:: Information shown

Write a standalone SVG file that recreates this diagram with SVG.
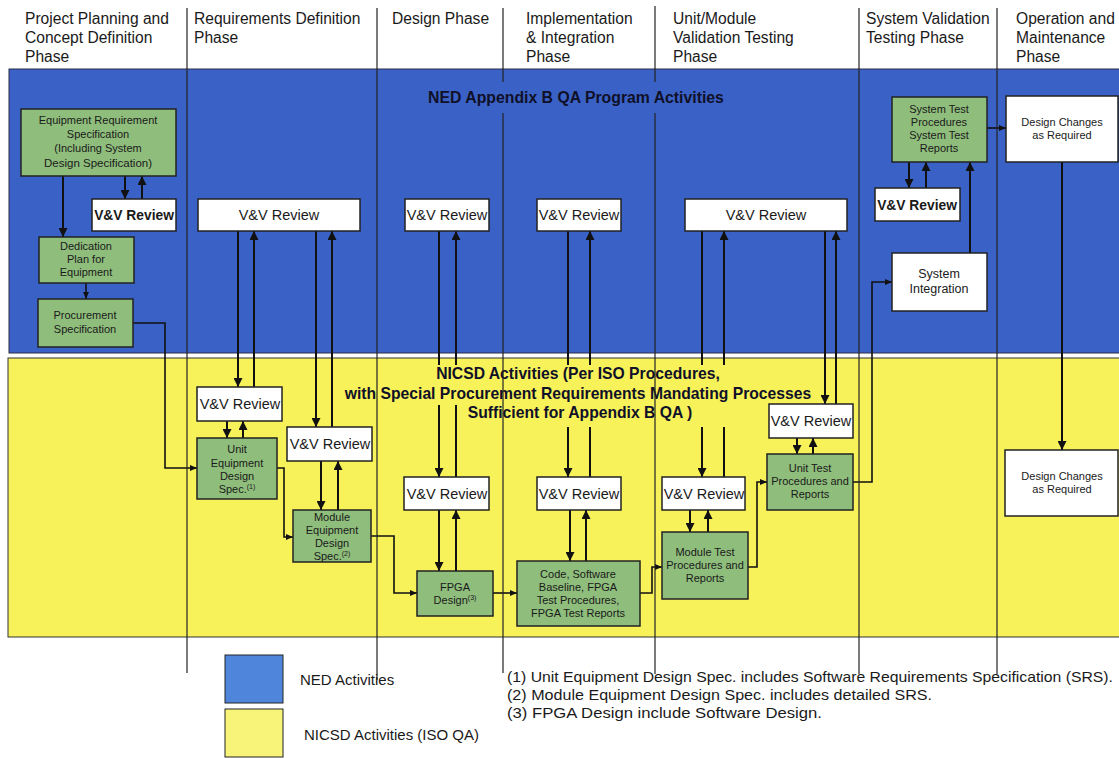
<svg xmlns="http://www.w3.org/2000/svg" width="1119" height="758" viewBox="0 0 1119 758">
<defs>
<style>
text{font-family:"Liberation Sans",Arial,sans-serif;fill:#1a1a1a}
.hd{font-size:15.6px}
.ttl{font-size:15.8px;font-weight:bold;text-anchor:middle;fill:#101028}
.g{fill:#8fbd7c;stroke:#222;stroke-width:1.5}
.w{fill:#ffffff;stroke:#222;stroke-width:1.5}
.t{font-size:11px;text-anchor:middle}
.vv{font-size:14.5px;text-anchor:middle}
.vvb{font-size:13.8px;font-weight:bold;text-anchor:middle}
.c{fill:none;stroke:#111;stroke-width:2}
.cs{fill:none;stroke:#111;stroke-width:1.6}
.dv{stroke:#222;stroke-width:1.2}
.fn{font-size:15px}
.sup{font-size:7px}
</style>
<marker id="ah" markerWidth="9" markerHeight="9" refX="9" refY="4.5" orient="auto" markerUnits="userSpaceOnUse">
<path d="M0,0 L9,4.5 L0,9 Z" fill="#111"/>
</marker>
<marker id="as" markerWidth="7" markerHeight="6" refX="7" refY="3" orient="auto" markerUnits="userSpaceOnUse">
<path d="M0,0 L7,3 L0,6 Z" fill="#111"/>
</marker>
</defs>
<rect width="1119" height="758" fill="#ffffff"/>
<!-- bands -->
<rect x="9" y="69" width="1115" height="284" fill="#3a62c6" stroke="#2a2a4a" stroke-width="1"/>
<rect x="8" y="358" width="1116" height="279" fill="#f7f25a" stroke="#333" stroke-width="1"/>

<!-- headers -->
<g id="headers">
<text class="hd" x="25" y="24">Project Planning and</text>
<text class="hd" x="25" y="43">Concept Definition</text>
<text class="hd" x="25" y="62">Phase</text>
<text class="hd" x="194" y="24">Requirements Definition</text>
<text class="hd" x="194" y="43">Phase</text>
<text class="hd" x="392" y="24">Design Phase</text>
<text class="hd" x="526" y="24">Implementation</text>
<text class="hd" x="526" y="43">&amp; Integration</text>
<text class="hd" x="526" y="62">Phase</text>
<text class="hd" x="673" y="24">Unit/Module</text>
<text class="hd" x="673" y="43">Validation Testing</text>
<text class="hd" x="673" y="62">Phase</text>
<text class="hd" x="866" y="24">System Validation</text>
<text class="hd" x="866" y="43">Testing Phase</text>
<text class="hd" x="1016" y="24">Operation and</text>
<text class="hd" x="1016" y="43">Maintenance</text>
<text class="hd" x="1016" y="62">Phase</text>
</g>

<text class="ttl" x="576" y="103">NED Appendix B QA Program Activities</text>

<!-- connectors -->
<g id="connectors">
<path class="c" d="M125,176 V199" marker-end="url(#ah)"/>
<path class="c" d="M142,199 V176" marker-end="url(#ah)"/>
<path class="c" d="M63,176 V237" marker-end="url(#ah)"/>
<path class="cs" d="M86,283 V299" marker-end="url(#as)"/>
<path class="cs" d="M133,323 H165 V468 H197" marker-end="url(#as)"/>
<path class="c" d="M238,231 V387" marker-end="url(#ah)"/>
<path class="c" d="M254,387 V231" marker-end="url(#ah)"/>
<path class="c" d="M316,231 V427" marker-end="url(#ah)"/>
<path class="c" d="M332,427 V231" marker-end="url(#ah)"/>
<path class="c" d="M227,421 V438" marker-end="url(#ah)"/>
<path class="c" d="M243,438 V421" marker-end="url(#ah)"/>
<path class="c" d="M321,461 V510" marker-end="url(#ah)"/>
<path class="c" d="M338,510 V461" marker-end="url(#ah)"/>
<path class="cs" d="M277,468 H284 V537 H293" marker-end="url(#as)"/>
<path class="c" d="M439,231 V477" marker-end="url(#ah)"/>
<path class="c" d="M456,477 V231" marker-end="url(#ah)"/>
<path class="c" d="M439,510 V571" marker-end="url(#ah)"/>
<path class="c" d="M456,571 V510" marker-end="url(#ah)"/>
<path class="cs" d="M371,536 H394 V593 H417" marker-end="url(#as)"/>
<path class="c" d="M568,231 V477" marker-end="url(#ah)"/>
<path class="c" d="M590,477 V231" marker-end="url(#ah)"/>
<path class="c" d="M570,510 V561" marker-end="url(#ah)"/>
<path class="c" d="M586,561 V510" marker-end="url(#ah)"/>
<path class="cs" d="M493,593 H517" marker-end="url(#as)"/>
<path class="c" d="M702,231 V477" marker-end="url(#ah)"/>
<path class="c" d="M724,477 V231" marker-end="url(#ah)"/>
<path class="c" d="M825,231 V404" marker-end="url(#ah)"/>
<path class="c" d="M836,404 V231" marker-end="url(#ah)"/>
<path class="c" d="M690,510 V532" marker-end="url(#ah)"/>
<path class="c" d="M708,532 V510" marker-end="url(#ah)"/>
<path class="c" d="M797,438 V454" marker-end="url(#ah)"/>
<path class="c" d="M813,454 V438" marker-end="url(#ah)"/>
<path class="cs" d="M640,593 H652 V567 H662" marker-end="url(#as)"/>
<path class="cs" d="M748,567 H757 V482 H767" marker-end="url(#as)"/>
<path class="cs" d="M853,482 H872 V282 H892" marker-end="url(#as)"/>
<path class="c" d="M970,253 V162" marker-end="url(#ah)"/>
<path class="c" d="M909,162 V188" marker-end="url(#ah)"/>
<path class="c" d="M926,188 V162" marker-end="url(#ah)"/>
<path class="cs" d="M987,128 H1006" marker-end="url(#as)"/>
<path class="c" d="M1062,162 V450" marker-end="url(#ah)"/>
</g>

<!-- NICSD title with background -->
<g id="nicsd-title">
<rect x="430" y="365" width="296" height="21" fill="#f7f25a"/>
<rect x="340" y="386" width="476" height="19" fill="#f7f25a"/>
<rect x="462" y="405" width="268" height="22" fill="#f7f25a"/>
<text class="ttl" style="font-size:15.7px" x="578" y="379" fill="#111">NICSD Activities (Per ISO Procedures,</text>
<text class="ttl" style="font-size:15.7px" x="578" y="399" fill="#111">with Special Procurement Requirements Mandating Processes</text>
<text class="ttl" style="font-size:15.7px" x="580" y="418" fill="#111">Sufficient for Appendix B QA )</text>
</g>

<!-- dividers -->
<g id="dividers">
<line class="dv" x1="187" y1="8" x2="187" y2="673"/>
<line class="dv" x1="377" y1="8" x2="377" y2="680"/>
<line class="dv" x1="503" y1="8" x2="503" y2="82"/>
<line class="dv" x1="503" y1="113" x2="503" y2="673"/>
<line class="dv" x1="655" y1="6" x2="655" y2="82"/>
<line class="dv" x1="655" y1="113" x2="655" y2="674"/>
<line class="dv" x1="859" y1="8" x2="859" y2="674"/>
<line class="dv" x1="997" y1="8" x2="997" y2="674"/>
</g>

<!-- nodes: blue region -->
<g id="ers"><rect class="g" x="21" y="109" width="155" height="67"/>
<text class="t" x="98" y="124">Equipment Requirement</text>
<text class="t" x="98" y="138">Specification</text>
<text class="t" x="98" y="152">(Including System</text>
<text class="t" x="98" y="167" style="font-size:11.5px">Design Specification)</text></g>
<g id="vv1"><rect class="w" x="92" y="199" width="84" height="32"/><text class="vvb" x="134" y="220">V&amp;V Review</text></g>
<g id="dedication"><rect class="g" x="39" y="237" width="95" height="46"/>
<text class="t" x="86" y="250">Dedication</text>
<text class="t" x="86" y="263">Plan for</text>
<text class="t" x="86" y="276">Equipment</text></g>
<g id="procurement"><rect class="g" x="38" y="299" width="95" height="48"/>
<text class="t" x="85" y="319">Procurement</text>
<text class="t" x="85" y="333">Specification</text></g>
<g id="vv2"><rect class="w" x="198" y="199" width="162" height="32"/><text class="vv" x="279" y="220">V&amp;V Review</text></g>
<g id="vv3"><rect class="w" x="405" y="199" width="84" height="32"/><text class="vv" x="447" y="220">V&amp;V Review</text></g>
<g id="vv4"><rect class="w" x="537" y="199" width="84" height="32"/><text class="vv" x="579" y="220">V&amp;V Review</text></g>
<g id="vv5"><rect class="w" x="685" y="199" width="162" height="32"/><text class="vv" x="766" y="220">V&amp;V Review</text></g>
<g id="systest"><rect class="g" x="892" y="97" width="95" height="65"/>
<text class="t" x="939" y="113">System Test</text>
<text class="t" x="939" y="126">Procedures</text>
<text class="t" x="939" y="139">System Test</text>
<text class="t" x="939" y="152">Reports</text></g>
<g id="vv6"><rect class="w" x="875" y="188" width="85" height="33"/><text class="vvb" x="917" y="210">V&amp;V Review</text></g>
<g id="sysint"><rect class="w" x="892" y="253" width="95" height="58"/>
<text class="t" x="939" y="278" style="font-size:12.5px">System</text>
<text class="t" x="939" y="293" style="font-size:12.5px">Integration</text></g>
<g id="dc1"><rect class="w" x="1006" y="96" width="112" height="66"/>
<text class="t" x="1062" y="126">Design Changes</text>
<text class="t" x="1062" y="139">as Required</text></g>

<!-- nodes: yellow region -->
<g id="vvA"><rect class="w" x="197" y="387" width="85" height="34"/><text class="vv" x="240" y="409">V&amp;V Review</text></g>
<g id="unitequip"><rect class="g" x="197" y="438" width="80" height="61"/>
<text class="t" x="237" y="453">Unit</text>
<text class="t" x="237" y="467">Equipment</text>
<text class="t" x="237" y="480">Design</text>
<text class="t" x="237" y="493">Spec.<tspan class="sup" dy="-4">(1)</tspan></text></g>
<g id="vvB"><rect class="w" x="287" y="427" width="85" height="34"/><text class="vv" x="330" y="449">V&amp;V Review</text></g>
<g id="moduleequip"><rect class="g" x="293" y="510" width="78" height="52"/>
<text class="t" x="332" y="521">Module</text>
<text class="t" x="332" y="534">Equipment</text>
<text class="t" x="332" y="547">Design</text>
<text class="t" x="332" y="560">Spec.<tspan class="sup" dy="-4">(2)</tspan></text></g>
<g id="vvC"><rect class="w" x="404" y="477" width="85" height="33"/><text class="vv" x="447" y="499">V&amp;V Review</text></g>
<g id="fpga"><rect class="g" x="417" y="571" width="76" height="45"/>
<text class="t" x="455" y="591">FPGA</text>
<text class="t" x="455" y="604">Design<tspan class="sup" dy="-4">(3)</tspan></text></g>
<g id="vvD"><rect class="w" x="537" y="477" width="84" height="33"/><text class="vv" x="579" y="499">V&amp;V Review</text></g>
<g id="code"><rect class="g" x="517" y="561" width="123" height="65"/>
<text class="t" x="578" y="578">Code, Software</text>
<text class="t" x="578" y="591">Baseline, FPGA</text>
<text class="t" x="578" y="604">Test Procedures,</text>
<text class="t" x="578" y="617">FPGA Test Reports</text></g>
<g id="vvE"><rect class="w" x="662" y="477" width="83" height="33"/><text class="vv" x="704" y="499">V&amp;V Review</text></g>
<g id="moduletest"><rect class="g" x="662" y="532" width="86" height="67"/>
<text class="t" x="705" y="556">Module Test</text>
<text class="t" x="705" y="569">Procedures and</text>
<text class="t" x="705" y="582">Reports</text></g>
<g id="vvF"><rect class="w" x="769" y="404" width="84" height="34"/><text class="vv" x="811" y="426">V&amp;V Review</text></g>
<g id="unittest"><rect class="g" x="767" y="454" width="86" height="56"/>
<text class="t" x="810" y="472">Unit Test</text>
<text class="t" x="810" y="485">Procedures and</text>
<text class="t" x="810" y="498">Reports</text></g>
<g id="dc2"><rect class="w" x="1005" y="450" width="113" height="66"/>
<text class="t" x="1062" y="480">Design Changes</text>
<text class="t" x="1062" y="493">as Required</text></g>

<!-- legend -->
<g id="legend">
<rect x="225" y="655" width="58" height="48" fill="#4f86dc" stroke="#222" stroke-width="1"/>
<rect x="225" y="709" width="58" height="48" fill="#f8f47a" stroke="#222" stroke-width="1"/>
<text x="300" y="685" style="font-size:15px">NED Activities</text>
<text x="304" y="740" style="font-size:15px">NICSD Activities (ISO QA)</text>
</g>
<g id="footnotes">
<text class="fn" x="507" y="682" textLength="606" lengthAdjust="spacingAndGlyphs">(1) Unit Equipment Design Spec. includes Software Requirements Specification (SRS).</text>
<text class="fn" x="507" y="700" textLength="425" lengthAdjust="spacingAndGlyphs">(2) Module Equipment Design Spec. includes detailed SRS.</text>
<text class="fn" x="507" y="718" textLength="315" lengthAdjust="spacingAndGlyphs">(3) FPGA Design include Software Design.</text>
</g>
</svg>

::::

▶ _Brief_: From the listing above, collect each line in which the string "with" appears.

▶ _Exercise answer_:
Write a standalone SVG file that recreates this diagram with SVG.
<!-- NICSD title with background -->
<text class="ttl" style="font-size:15.7px" x="578" y="399" fill="#111">with Special Procurement Requirements Mandating Processes</text>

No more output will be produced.